* **WRITTEN REQUEST**: Copy each line below exactly and leave the pictures out.

* **DATA SEGMENT**:

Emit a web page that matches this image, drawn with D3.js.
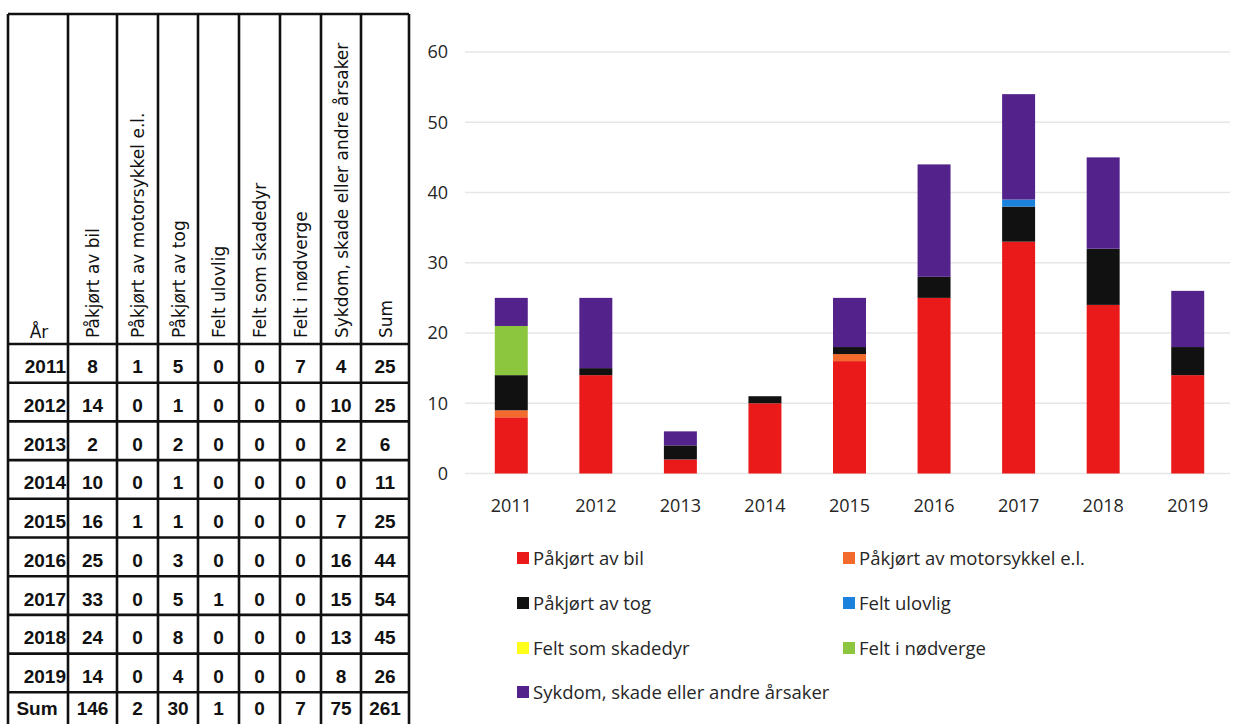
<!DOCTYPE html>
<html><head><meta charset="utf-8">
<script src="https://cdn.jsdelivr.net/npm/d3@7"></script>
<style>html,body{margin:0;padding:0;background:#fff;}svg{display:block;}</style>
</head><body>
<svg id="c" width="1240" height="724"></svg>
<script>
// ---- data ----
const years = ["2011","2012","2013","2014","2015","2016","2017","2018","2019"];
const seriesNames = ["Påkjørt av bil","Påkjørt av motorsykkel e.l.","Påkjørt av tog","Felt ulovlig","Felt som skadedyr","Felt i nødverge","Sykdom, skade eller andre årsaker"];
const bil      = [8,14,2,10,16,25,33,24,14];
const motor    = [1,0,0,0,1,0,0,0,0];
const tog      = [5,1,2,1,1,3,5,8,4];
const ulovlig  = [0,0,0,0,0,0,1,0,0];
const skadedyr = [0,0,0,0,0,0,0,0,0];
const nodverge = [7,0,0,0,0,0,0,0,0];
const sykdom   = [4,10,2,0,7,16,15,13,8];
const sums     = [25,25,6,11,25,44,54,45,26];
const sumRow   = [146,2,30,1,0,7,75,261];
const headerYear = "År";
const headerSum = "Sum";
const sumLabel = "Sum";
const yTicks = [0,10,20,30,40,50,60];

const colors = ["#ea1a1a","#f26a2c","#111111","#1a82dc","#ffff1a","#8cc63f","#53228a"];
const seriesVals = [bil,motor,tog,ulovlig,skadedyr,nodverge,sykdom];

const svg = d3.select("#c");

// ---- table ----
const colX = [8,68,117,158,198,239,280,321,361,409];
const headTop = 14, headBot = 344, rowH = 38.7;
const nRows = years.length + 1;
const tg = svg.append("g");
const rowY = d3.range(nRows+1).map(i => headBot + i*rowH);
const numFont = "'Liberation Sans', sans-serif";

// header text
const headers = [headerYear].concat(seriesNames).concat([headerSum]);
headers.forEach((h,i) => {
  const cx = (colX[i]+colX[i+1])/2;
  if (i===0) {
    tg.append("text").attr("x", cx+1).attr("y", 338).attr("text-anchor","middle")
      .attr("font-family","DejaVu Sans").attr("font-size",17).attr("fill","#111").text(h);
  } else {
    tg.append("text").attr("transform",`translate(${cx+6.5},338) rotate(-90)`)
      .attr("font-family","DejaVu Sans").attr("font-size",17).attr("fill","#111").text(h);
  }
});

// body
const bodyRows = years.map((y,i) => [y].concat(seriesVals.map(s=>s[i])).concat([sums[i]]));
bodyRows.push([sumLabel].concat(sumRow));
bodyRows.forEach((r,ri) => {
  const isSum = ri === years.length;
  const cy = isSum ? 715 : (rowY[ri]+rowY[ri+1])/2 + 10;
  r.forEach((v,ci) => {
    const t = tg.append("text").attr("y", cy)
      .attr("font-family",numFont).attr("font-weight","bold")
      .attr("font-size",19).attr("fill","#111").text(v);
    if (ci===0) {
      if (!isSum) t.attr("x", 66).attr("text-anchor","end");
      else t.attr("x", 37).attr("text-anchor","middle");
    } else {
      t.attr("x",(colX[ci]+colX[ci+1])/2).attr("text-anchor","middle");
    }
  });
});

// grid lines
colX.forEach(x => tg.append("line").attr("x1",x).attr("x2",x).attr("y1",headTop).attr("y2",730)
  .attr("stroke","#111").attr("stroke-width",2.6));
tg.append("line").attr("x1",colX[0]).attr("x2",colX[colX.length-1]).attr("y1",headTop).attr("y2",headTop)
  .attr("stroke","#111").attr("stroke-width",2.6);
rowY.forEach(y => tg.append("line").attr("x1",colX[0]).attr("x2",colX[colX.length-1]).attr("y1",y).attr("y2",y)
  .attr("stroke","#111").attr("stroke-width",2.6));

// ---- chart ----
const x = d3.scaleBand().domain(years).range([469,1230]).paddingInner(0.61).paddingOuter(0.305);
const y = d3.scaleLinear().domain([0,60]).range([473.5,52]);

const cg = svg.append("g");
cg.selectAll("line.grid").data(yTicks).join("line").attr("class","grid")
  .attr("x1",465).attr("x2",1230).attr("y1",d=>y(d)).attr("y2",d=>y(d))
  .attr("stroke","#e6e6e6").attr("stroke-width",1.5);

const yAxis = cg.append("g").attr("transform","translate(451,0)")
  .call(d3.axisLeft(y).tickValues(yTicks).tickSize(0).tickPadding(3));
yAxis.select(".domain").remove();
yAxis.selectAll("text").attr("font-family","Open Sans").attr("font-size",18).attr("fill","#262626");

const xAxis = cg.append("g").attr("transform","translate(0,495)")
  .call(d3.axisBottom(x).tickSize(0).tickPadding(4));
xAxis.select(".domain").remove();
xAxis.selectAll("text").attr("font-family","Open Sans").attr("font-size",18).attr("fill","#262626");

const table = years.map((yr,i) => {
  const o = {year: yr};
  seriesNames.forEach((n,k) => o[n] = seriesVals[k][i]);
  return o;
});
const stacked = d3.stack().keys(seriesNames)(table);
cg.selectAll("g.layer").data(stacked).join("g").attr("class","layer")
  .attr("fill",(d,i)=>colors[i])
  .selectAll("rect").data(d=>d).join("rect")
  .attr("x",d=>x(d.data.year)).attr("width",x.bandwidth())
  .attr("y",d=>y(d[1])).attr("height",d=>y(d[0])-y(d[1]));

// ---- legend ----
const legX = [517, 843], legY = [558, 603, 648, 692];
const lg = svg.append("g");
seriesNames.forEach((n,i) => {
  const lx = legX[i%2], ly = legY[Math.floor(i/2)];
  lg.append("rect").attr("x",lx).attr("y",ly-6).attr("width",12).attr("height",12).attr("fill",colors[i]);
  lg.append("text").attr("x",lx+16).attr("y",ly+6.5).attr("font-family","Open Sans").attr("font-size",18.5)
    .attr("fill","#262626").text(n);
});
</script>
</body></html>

* **COMPLETE ANSWER**:
Emit a web page that matches this image, drawn with D3.js.
<!DOCTYPE html>
<html><head><meta charset="utf-8">
<script src="https://cdn.jsdelivr.net/npm/d3@7"></script>
<style>html,body{margin:0;padding:0;background:#fff;}svg{display:block;}</style>
</head><body>
<svg id="c" width="1240" height="724"></svg>
<script>
// ---- data ----
const years = ["2011","2012","2013","2014","2015","2016","2017","2018","2019"];
const seriesNames = ["Påkjørt av bil","Påkjørt av motorsykkel e.l.","Påkjørt av tog","Felt ulovlig","Felt som skadedyr","Felt i nødverge","Sykdom, skade eller andre årsaker"];
const bil      = [8,14,2,10,16,25,33,24,14];
const motor    = [1,0,0,0,1,0,0,0,0];
const tog      = [5,1,2,1,1,3,5,8,4];
const ulovlig  = [0,0,0,0,0,0,1,0,0];
const skadedyr = [0,0,0,0,0,0,0,0,0];
const nodverge = [7,0,0,0,0,0,0,0,0];
const sykdom   = [4,10,2,0,7,16,15,13,8];
const sums     = [25,25,6,11,25,44,54,45,26];
const sumRow   = [146,2,30,1,0,7,75,261];
const headerYear = "År";
const headerSum = "Sum";
const sumLabel = "Sum";
const yTicks = [0,10,20,30,40,50,60];

const colors = ["#ea1a1a","#f26a2c","#111111","#1a82dc","#ffff1a","#8cc63f","#53228a"];
const seriesVals = [bil,motor,tog,ulovlig,skadedyr,nodverge,sykdom];

const svg = d3.select("#c");

// ---- table ----
const colX = [8,68,117,158,198,239,280,321,361,409];
const headTop = 14, headBot = 344, rowH = 38.7;
const nRows = years.length + 1;
const tg = svg.append("g");
const rowY = d3.range(nRows+1).map(i => headBot + i*rowH);
const numFont = "'Liberation Sans', sans-serif";

// header text
const headers = [headerYear].concat(seriesNames).concat([headerSum]);
headers.forEach((h,i) => {
  const cx = (colX[i]+colX[i+1])/2;
  if (i===0) {
    tg.append("text").attr("x", cx+1).attr("y", 338).attr("text-anchor","middle")
      .attr("font-family","DejaVu Sans").attr("font-size",17).attr("fill","#111").text(h);
  } else {
    tg.append("text").attr("transform",`translate(${cx+6.5},338) rotate(-90)`)
      .attr("font-family","DejaVu Sans").attr("font-size",17).attr("fill","#111").text(h);
  }
});

// body
const bodyRows = years.map((y,i) => [y].concat(seriesVals.map(s=>s[i])).concat([sums[i]]));
bodyRows.push([sumLabel].concat(sumRow));
bodyRows.forEach((r,ri) => {
  const isSum = ri === years.length;
  const cy = isSum ? 715 : (rowY[ri]+rowY[ri+1])/2 + 10;
  r.forEach((v,ci) => {
    const t = tg.append("text").attr("y", cy)
      .attr("font-family",numFont).attr("font-weight","bold")
      .attr("font-size",19).attr("fill","#111").text(v);
    if (ci===0) {
      if (!isSum) t.attr("x", 66).attr("text-anchor","end");
      else t.attr("x", 37).attr("text-anchor","middle");
    } else {
      t.attr("x",(colX[ci]+colX[ci+1])/2).attr("text-anchor","middle");
    }
  });
});

// grid lines
colX.forEach(x => tg.append("line").attr("x1",x).attr("x2",x).attr("y1",headTop).attr("y2",730)
  .attr("stroke","#111").attr("stroke-width",2.6));
tg.append("line").attr("x1",colX[0]).attr("x2",colX[colX.length-1]).attr("y1",headTop).attr("y2",headTop)
  .attr("stroke","#111").attr("stroke-width",2.6);
rowY.forEach(y => tg.append("line").attr("x1",colX[0]).attr("x2",colX[colX.length-1]).attr("y1",y).attr("y2",y)
  .attr("stroke","#111").attr("stroke-width",2.6));

// ---- chart ----
const x = d3.scaleBand().domain(years).range([469,1230]).paddingInner(0.61).paddingOuter(0.305);
const y = d3.scaleLinear().domain([0,60]).range([473.5,52]);

const cg = svg.append("g");
cg.selectAll("line.grid").data(yTicks).join("line").attr("class","grid")
  .attr("x1",465).attr("x2",1230).attr("y1",d=>y(d)).attr("y2",d=>y(d))
  .attr("stroke","#e6e6e6").attr("stroke-width",1.5);

const yAxis = cg.append("g").attr("transform","translate(451,0)")
  .call(d3.axisLeft(y).tickValues(yTicks).tickSize(0).tickPadding(3));
yAxis.select(".domain").remove();
yAxis.selectAll("text").attr("font-family","Open Sans").attr("font-size",18).attr("fill","#262626");

const xAxis = cg.append("g").attr("transform","translate(0,495)")
  .call(d3.axisBottom(x).tickSize(0).tickPadding(4));
xAxis.select(".domain").remove();
xAxis.selectAll("text").attr("font-family","Open Sans").attr("font-size",18).attr("fill","#262626");

const table = years.map((yr,i) => {
  const o = {year: yr};
  seriesNames.forEach((n,k) => o[n] = seriesVals[k][i]);
  return o;
});
const stacked = d3.stack().keys(seriesNames)(table);
cg.selectAll("g.layer").data(stacked).join("g").attr("class","layer")
  .attr("fill",(d,i)=>colors[i])
  .selectAll("rect").data(d=>d).join("rect")
  .attr("x",d=>x(d.data.year)).attr("width",x.bandwidth())
  .attr("y",d=>y(d[1])).attr("height",d=>y(d[0])-y(d[1]));

// ---- legend ----
const legX = [517, 843], legY = [558, 603, 648, 692];
const lg = svg.append("g");
seriesNames.forEach((n,i) => {
  const lx = legX[i%2], ly = legY[Math.floor(i/2)];
  lg.append("rect").attr("x",lx).attr("y",ly-6).attr("width",12).attr("height",12).attr("fill",colors[i]);
  lg.append("text").attr("x",lx+16).attr("y",ly+6.5).attr("font-family","Open Sans").attr("font-size",18.5)
    .attr("fill","#262626").text(n);
});
</script>
</body></html>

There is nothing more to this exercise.